Colleagues, rivals, academics and propagandists East and West have written much nonsense about Mao Zedong yet, when we correct for bias and discard patent falsehoods it becomes clear that, apart from the bloodshed that accompanies wars and revolutions, it’s doubtful that Mao killed anyone and indubitable that he gave life to billions. Indeed, no-one has done so much good for so many–and so little harm; no-one comes close.

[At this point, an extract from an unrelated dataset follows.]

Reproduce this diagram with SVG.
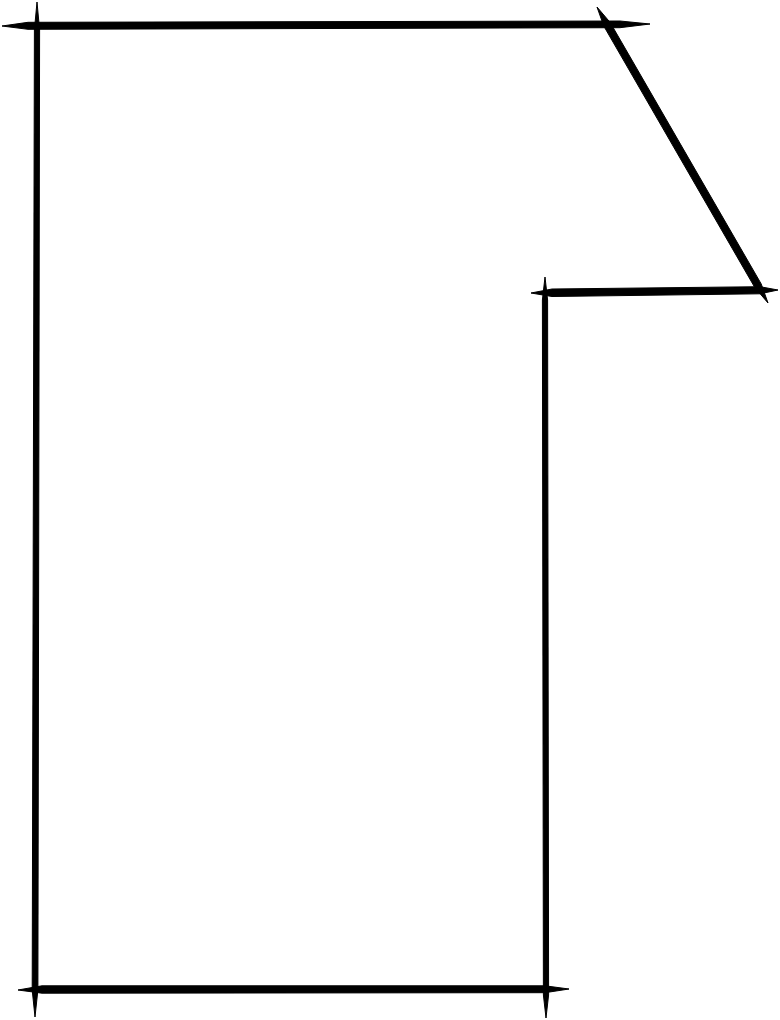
<svg xmlns="http://www.w3.org/2000/svg" width="780" height="1020" viewBox="0 0 780 1020">
<style>.s{fill:#000;stroke:#000;stroke-width:1;stroke-linejoin:round}</style>
<rect width="780" height="1020" fill="#fff"/>
<g id="outline">
<polygon class="s" points="2,26 28,22.3 620,21 650,24 620,27.7 28,29.3"/>
<polygon class="s" points="37,2 39.6,30 37.9,990 35,1017 32.2,990 34.4,30"/>
<polygon class="s" points="597,7 610.2,22.5 761.2,283.9 768,303 754.8,287.5 603.8,26.1"/>
<polygon class="s" points="531,293 552,289 760,286.7 778,290 760,293.8 552,296.5"/>
<polygon class="s" points="545,277 547.6,300 548.6,995 546,1018 543.4,995 542.4,300"/>
<polygon class="s" points="18,990 42,985.8 545,985.8 569,989 545,992.7 42,993.2"/>
</g>
</svg>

The obloquy is easy to understand. Foreign powers vilified him for his independence and communism and charged that he had embarked on a chaotic and fruitless quest for a socialist spiritual utopia. Colleagues like Deng Xiaoping (whom Cambridge double blue Lee Kwan Yew called ‘the most brilliant man I ever met’) and Chou En Lai (who wrung from Henry Kissinger the admission that ‘the Chinese are smarter than us’) stood head and shoulders above any Western contemporary and the humblest of them–and father of the current president–was a general at age nineteen and governor at twenty-two.
They buried him with faint praise because in life, Mao stood effortlessly, head and shoulders above them all, chastening or dismissing them at will while exhausting them with societal upheavals that required a level of heroic exertion that would have killed or maddened lesser men. That was the thirty percent in their verdict, “Seventy percent right and thirty percent wrong” but the Chinese people never accepted that verdict for reasons that will become obvious.